The synopsis will be familiar to fans of the popular Resident Evil video game series and clearly states that director Johannes Roberts is going back to the beginning for the reboot. “There is a Resident Evil [movie] franchise, but this movie has nothing to do with it,” Roberts said recently. “It’s a completely separate origin story based on the roots of the video games series and the world of horror… We’re not [doing a remake]. We’re going in a completely different [direction].” This current R rating certainly bodes well for Roberts’ plan to resurrect the more horror-based elements of the story and bring the franchise back into the genre it was intended for, as opposed to the action movies that the previous Resident Evil film series became.

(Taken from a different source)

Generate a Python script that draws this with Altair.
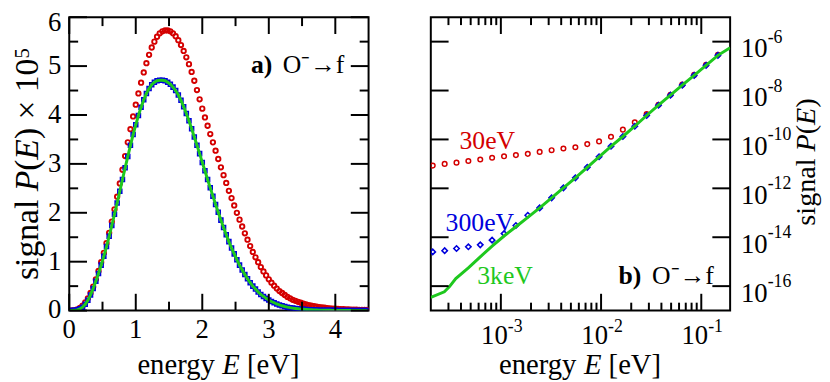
import altair as alt
import pandas as pd

FONT = "Liberation Serif"
RED = "#d40000"
BLUE = "#0000dc"
GREEN = "#1ec81e"

# ---------------- panel a: linear scale ----------------
E_a = [0.00, 0.04, 0.08, 0.12, 0.16, 0.20, 0.24, 0.28, 0.32, 0.36, 0.40, 0.44, 0.48, 0.52, 0.56, 0.60,
       0.64, 0.68, 0.72, 0.76, 0.80, 0.84, 0.88, 0.92, 0.96, 1.00, 1.04, 1.08, 1.12, 1.16, 1.20, 1.24,
       1.28, 1.32, 1.36, 1.40, 1.44, 1.48, 1.52, 1.56, 1.60, 1.64, 1.68, 1.72, 1.76, 1.80, 1.84, 1.88,
       1.92, 1.96, 2.00, 2.04, 2.08, 2.12, 2.16, 2.20, 2.24, 2.28, 2.32, 2.36, 2.40, 2.44, 2.48, 2.52,
       2.56, 2.60, 2.64, 2.68, 2.72, 2.76, 2.80, 2.84, 2.88, 2.92, 2.96, 3.00, 3.04, 3.08, 3.12, 3.16,
       3.20, 3.24, 3.28, 3.32, 3.36, 3.40, 3.44, 3.48, 3.52, 3.56, 3.60, 3.64, 3.68, 3.72, 3.76, 3.80,
       3.84, 3.88, 3.92, 3.96, 4.00, 4.04, 4.08, 4.12, 4.16, 4.20, 4.24, 4.28, 4.32, 4.36, 4.40, 4.44,
       4.48]
P_30eV_a = [0.000, 0.002, 0.010, 0.025, 0.055, 0.100, 0.165, 0.250, 0.360, 0.490, 0.640, 0.810, 0.990,
            1.180, 1.380, 1.590, 1.820, 2.070, 2.330, 2.600, 2.880, 3.160, 3.440, 3.710, 3.970, 4.210,
            4.440, 4.660, 4.870, 5.060, 5.230, 5.380, 5.500, 5.600, 5.670, 5.710, 5.730, 5.730, 5.710,
            5.670, 5.610, 5.530, 5.430, 5.310, 5.180, 5.040, 4.880, 4.700, 4.510, 4.320, 4.130, 3.950,
            3.780, 3.610, 3.440, 3.270, 3.100, 2.930, 2.770, 2.610, 2.450, 2.300, 2.150, 2.000, 1.860,
            1.720, 1.580, 1.450, 1.320, 1.200, 1.090, 0.990, 0.890, 0.800, 0.720, 0.640, 0.570, 0.510,
            0.450, 0.400, 0.360, 0.320, 0.280, 0.250, 0.220, 0.200, 0.180, 0.160, 0.140, 0.125, 0.110,
            0.100, 0.090, 0.080, 0.072, 0.065, 0.058, 0.052, 0.047, 0.042, 0.038, 0.034, 0.031, 0.028,
            0.025, 0.023, 0.021, 0.019, 0.017, 0.015, 0.014, 0.013, 0.012]
P_3keV_a = [0.000, 0.001, 0.005, 0.015, 0.035, 0.070, 0.130, 0.210, 0.320, 0.450, 0.600, 0.760, 0.930,
            1.110, 1.310, 1.520, 1.740, 1.970, 2.200, 2.440, 2.680, 2.920, 3.150, 3.380, 3.600, 3.800,
            3.990, 4.160, 4.310, 4.440, 4.540, 4.620, 4.670, 4.700, 4.710, 4.710, 4.700, 4.670, 4.630,
            4.570, 4.500, 4.410, 4.300, 4.170, 4.030, 3.880, 3.720, 3.550, 3.380, 3.210, 3.030, 2.860,
            2.680, 2.510, 2.340, 2.170, 2.010, 1.850, 1.700, 1.550, 1.410, 1.280, 1.160, 1.040, 0.930,
            0.830, 0.740, 0.650, 0.570, 0.500, 0.440, 0.380, 0.330, 0.290, 0.250, 0.215, 0.185, 0.160,
            0.135, 0.115, 0.098, 0.083, 0.070, 0.060, 0.051, 0.043, 0.036, 0.030, 0.026, 0.022, 0.018,
            0.015, 0.013, 0.011, 0.009, 0.008, 0.007, 0.006, 0.005, 0.004, 0.004, 0.003, 0.003, 0.003,
            0.002, 0.002, 0.002, 0.002, 0.002, 0.001, 0.001, 0.001, 0.001]
# the 300 eV squares lie on the 3 keV curve in panel a
P_300eV_a = list(P_3keV_a)

xa_major = [0, 1, 2, 3, 4]
xa_minor = [0.5, 1.5, 2.5, 3.5]
ya_major = [0, 1, 2, 3, 4, 5, 6]
ya_minor = [0.5, 1.5, 2.5, 3.5, 4.5, 5.5]
xa_labels = ["0", "1", "2", "3", "4"]
ya_labels = ["0", "1", "2", "3", "4", "5"]
ya_top_label = "6"

# ---------------- panel b: log-log ----------------
E_b = [2.09e-4, 2.75e-4, 3.61e-4, 4.74e-4, 6.23e-4, 8.18e-4, 1.076e-3, 1.413e-3, 1.857e-3,
       2.44e-3, 3.21e-3, 4.21e-3, 5.54e-3, 7.28e-3, 9.55e-3, 1.256e-2, 1.65e-2, 2.17e-2, 2.85e-2,
       3.74e-2, 4.92e-2, 6.46e-2, 8.49e-2, 0.1116, 0.1466]
log10P_30eV_b = [-11.07, -11.00, -10.95, -10.88, -10.82, -10.75, -10.69, -10.64, -10.59, -10.51,
                 -10.44, -10.37, -10.32, -10.19, -10.08, -9.89, -9.60, -9.30, -8.96, -8.58, -8.17,
                 -7.76, -7.36, -6.95, -6.54]
log10P_300eV_b = [-14.60, -14.55, -14.46, -14.39, -14.31, -14.12, -13.85, -13.52, -13.10, -12.80,
                  -12.39, -11.98, -11.57, -11.14, -10.71, -10.28, -9.88, -9.46, -9.02, -8.60, -8.19,
                  -7.78, -7.38, -6.97, -6.56]
E_line_b = [2.0e-4, 2.73e-4, 3.06e-4, 3.55e-4, 4.74e-4, 6.23e-4, 8.18e-4, 1.076e-3, 1.413e-3,
            1.857e-3, 2.44e-3, 3.21e-3, 4.21e-3, 5.54e-3, 7.28e-3, 9.55e-3, 1.256e-2, 1.65e-2,
            2.17e-2, 2.85e-2, 3.74e-2, 4.92e-2, 6.46e-2, 8.49e-2, 0.1116, 0.1466, 0.194]
log10P_3keV_b = [-16.46, -16.23, -16.03, -15.69, -15.25, -14.80, -14.36, -13.95, -13.57, -13.19,
                 -12.80, -12.39, -11.98, -11.57, -11.14, -10.71, -10.28, -9.88, -9.46, -9.02, -8.60,
                 -8.19, -7.78, -7.38, -6.97, -6.56, -6.25]

xb_major = [1e-3, 1e-2, 1e-1]
xb_minor = [3e-4, 4e-4, 5e-4, 6e-4, 7e-4, 8e-4, 9e-4,
            2e-3, 3e-3, 4e-3, 5e-3, 6e-3, 7e-3, 8e-3, 9e-3,
            2e-2, 3e-2, 4e-2, 5e-2, 6e-2, 7e-2, 8e-2, 9e-2]
xb_exp = ["-3", "-2", "-1"]
yb_major = [1e-16, 1e-14, 1e-12, 1e-10, 1e-8, 1e-6]
yb_exp = ["-16", "-14", "-12", "-10", "-8", "-6"]

W, H = 303, 297
xs_a = alt.Scale(domain=[0, 4.5], nice=False, zero=False)
ys_a = alt.Scale(domain=[0, 6], nice=False, zero=False)
xs_b = alt.Scale(type="log", domain=[2e-4, 0.194], nice=False)
ys_b = alt.Scale(type="log", domain=[1e-17, 1e-5], nice=False)


def hticks(vals, L, scale):
    df = pd.DataFrame({"v": vals})
    out = []
    for y0, y1 in ((H, H - L), (0, L)):
        out.append(alt.Chart(df).mark_rule(color="black", strokeWidth=2).encode(
            x=alt.X("v:Q", scale=scale, axis=None), y=alt.value(y0), y2=alt.value(y1)))
    return out


def vticks(vals, L, scale):
    df = pd.DataFrame({"v": vals})
    out = []
    for x0, x1 in ((0, L), (W - L, W)):
        out.append(alt.Chart(df).mark_rule(color="black", strokeWidth=2).encode(
            y=alt.Y("v:Q", scale=scale, axis=None), x=alt.value(x0), x2=alt.value(x1)))
    return out


def label(txt, x, y, size=27, align="left", angle=0, color="black", style="normal", weight="normal"):
    return alt.Chart(pd.DataFrame({"t": [txt]})).mark_text(
        font=FONT, fontSize=size, align=align, baseline="alphabetic", angle=angle,
        color=color, fontStyle=style, fontWeight=weight).encode(
        x=alt.value(x), y=alt.value(y), text="t:N")


# ---------- panel a layers ----------
df_a = pd.DataFrame({"E": E_a, "p30": P_30eV_a, "p300": P_300eV_a, "p3k": P_3keV_a})
base_a = alt.Chart(df_a)
red_a = base_a.mark_point(shape="circle", filled=False, size=20, strokeWidth=1.9, color=RED,
                          opacity=1, clip=True).encode(
    x=alt.X("E:Q", scale=xs_a, axis=None), y=alt.Y("p30:Q", scale=ys_a, axis=None))
blue_a = base_a.mark_point(shape="square", filled=False, size=16, strokeWidth=1.6, color=BLUE,
                           opacity=1, clip=True).encode(
    x=alt.X("E:Q", scale=xs_a, axis=None), y=alt.Y("p300:Q", scale=ys_a, axis=None))
green_a = base_a.mark_line(color=GREEN, strokeWidth=3, clip=True).encode(
    x=alt.X("E:Q", scale=xs_a, axis=None), y=alt.Y("p3k:Q", scale=ys_a, axis=None))

xlab_a = alt.Chart(pd.DataFrame({"v": xa_major, "t": xa_labels})).mark_text(
    font=FONT, fontSize=27, align="center", baseline="alphabetic").encode(
    x=alt.X("v:Q", scale=xs_a, axis=None), y=alt.value(325), text="t:N")
ylab_a = alt.Chart(pd.DataFrame({"v": ya_major[:-1], "t": ya_labels})).mark_text(
    font=FONT, fontSize=27, align="right", baseline="middle").encode(
    y=alt.Y("v:Q", scale=ys_a, axis=None), x=alt.value(-8), text="t:N")
ylab_a_top = alt.Chart(pd.DataFrame({"v": [ya_major[-1]], "t": [ya_top_label]})).mark_text(
    font=FONT, fontSize=27, align="right", baseline="middle", dy=6).encode(
    y=alt.Y("v:Q", scale=ys_a, axis=None), x=alt.value(-8), text="t:N")

xt = 69
ytb = 266
xl = -32
layers_a = [red_a, blue_a, green_a,
            *hticks(xa_major, 17, xs_a), *hticks(xa_minor, 9, xs_a),
            *vticks(ya_major, 18, ys_a), *vticks(ya_minor, 9, ys_a),
            xlab_a, ylab_a, ylab_a_top,
            label("energy", xt, 361, 29), label("E", xt + 86, 361, 29, style="italic"),
            label("[eV]", xt + 111, 361, 29),
            label("signal", xl, ytb, 34, angle=270),
            label("P", xl, ytb - 89.7, 34, angle=270, style="italic"),
            label("(", xl, ytb - 110.5, 34, angle=270),
            label("E", xl, ytb - 121.8, 34, angle=270, style="italic"),
            label(") \u00d7 10", xl, ytb - 142.6, 34, angle=270),
            label("5", xl - 9, ytb - 224.1, 21, angle=270),
            label("a)", 184, 56, 26, weight="bold"),
            label("O\u207b\u2192f", 216, 56, 26)]
panel_a = alt.layer(*layers_a).properties(width=W, height=H)

# ---------- panel b layers ----------
df_b = pd.DataFrame({"E": E_b, "p30": [10 ** v for v in log10P_30eV_b],
                     "p300": [10 ** v for v in log10P_300eV_b]})
df_bl = pd.DataFrame({"E": E_line_b, "p3k": [10 ** v for v in log10P_3keV_b]})
red_b = alt.Chart(df_b).mark_point(shape="circle", filled=False, size=22, strokeWidth=1.5,
                                   color=RED, opacity=1, clip=True).encode(
    x=alt.X("E:Q", scale=xs_b, axis=None), y=alt.Y("p30:Q", scale=ys_b, axis=None))
blue_b = alt.Chart(df_b).mark_point(shape="diamond", filled=False, size=30, strokeWidth=1.6,
                                    color=BLUE, opacity=1, clip=True).encode(
    x=alt.X("E:Q", scale=xs_b, axis=None), y=alt.Y("p300:Q", scale=ys_b, axis=None))
green_b = alt.Chart(df_bl).mark_line(color=GREEN, strokeWidth=3, clip=True).encode(
    x=alt.X("E:Q", scale=xs_b, axis=None), y=alt.Y("p3k:Q", scale=ys_b, axis=None))

xlab_b10 = alt.Chart(pd.DataFrame({"v": xb_major, "t": ["10"] * 3})).mark_text(
    font=FONT, fontSize=27, align="right", baseline="alphabetic", dx=7).encode(
    x=alt.X("v:Q", scale=xs_b, axis=None), y=alt.value(331), text="t:N")
xlab_bexp = alt.Chart(pd.DataFrame({"v": xb_major, "t": xb_exp})).mark_text(
    font=FONT, fontSize=18, align="left", baseline="alphabetic", dx=7).encode(
    x=alt.X("v:Q", scale=xs_b, axis=None), y=alt.value(319), text="t:N")
ylab_b10 = alt.Chart(pd.DataFrame({"v": yb_major, "t": ["10"] * 6})).mark_text(
    font=FONT, fontSize=27, align="left", baseline="alphabetic", dy=16).encode(
    y=alt.Y("v:Q", scale=ys_b, axis=None), x=alt.value(314), text="t:N")
ylab_bexp = alt.Chart(pd.DataFrame({"v": yb_major, "t": yb_exp})).mark_text(
    font=FONT, fontSize=18, align="left", baseline="alphabetic", dy=1).encode(
    y=alt.Y("v:Q", scale=ys_b, axis=None), x=alt.value(341), text="t:N")

ytr = 211
xr = 389
layers_b = [red_b, blue_b, green_b,
            *hticks(xb_major, 17, xs_b), *hticks(xb_minor, 8, xs_b),
            *vticks(yb_major, 18, ys_b),
            xlab_b10, xlab_bexp, ylab_b10, ylab_bexp,
            label("energy", xt, 361, 29), label("E", xt + 86, 361, 29, style="italic"),
            label("[eV]", xt + 111, 361, 29),
            label("signal", xr, ytr, 28.5, angle=270),
            label("P", xr, ytr - 75, 28.5, angle=270, style="italic"),
            label("(", xr, ytr - 92.4, 28.5, angle=270),
            label("E", xr, ytr - 101.9, 28.5, angle=270, style="italic"),
            label(")", xr, ytr - 119.3, 28.5, angle=270),
            label("30eV", 29, 133, 26, color=RED),
            label("300eV", 15, 216, 26, color=BLUE),
            label("3keV", 47, 270, 26, color=GREEN),
            label("b)", 190, 270, 26, weight="bold"),
            label("O\u207b\u2192f", 224, 270, 26)]
panel_b = alt.layer(*layers_b).properties(width=W, height=H)

chart = alt.hconcat(panel_a, panel_b, spacing=59).properties(
    padding={"left": 1, "top": -2, "right": 0, "bottom": 0}
).configure_view(stroke="black", strokeWidth=2)

chart.save("out.html", embed_options={"renderer": "svg", "actions": False})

Lead actor Tom Hopper has since assured fans of the video game that the crew will be working hard to please hardcore fans and revealed that the source material had a significant influence on every element of the adaptation in the making. “But I think from an aesthetic point of view, the games are really influencing this in the right direction,” Hopper said. “It’s an aesthetic that – when we were shooting it – I was like, ‘Man, it’s like a game. I really hope that the game fans take something beautiful out of it, that it’s the game plus more. Plus more depth to these characters.”

Resident Evil: Welcome to Raccoon City is released in the US on November 24, 2021, under Sony Pictures Releasing.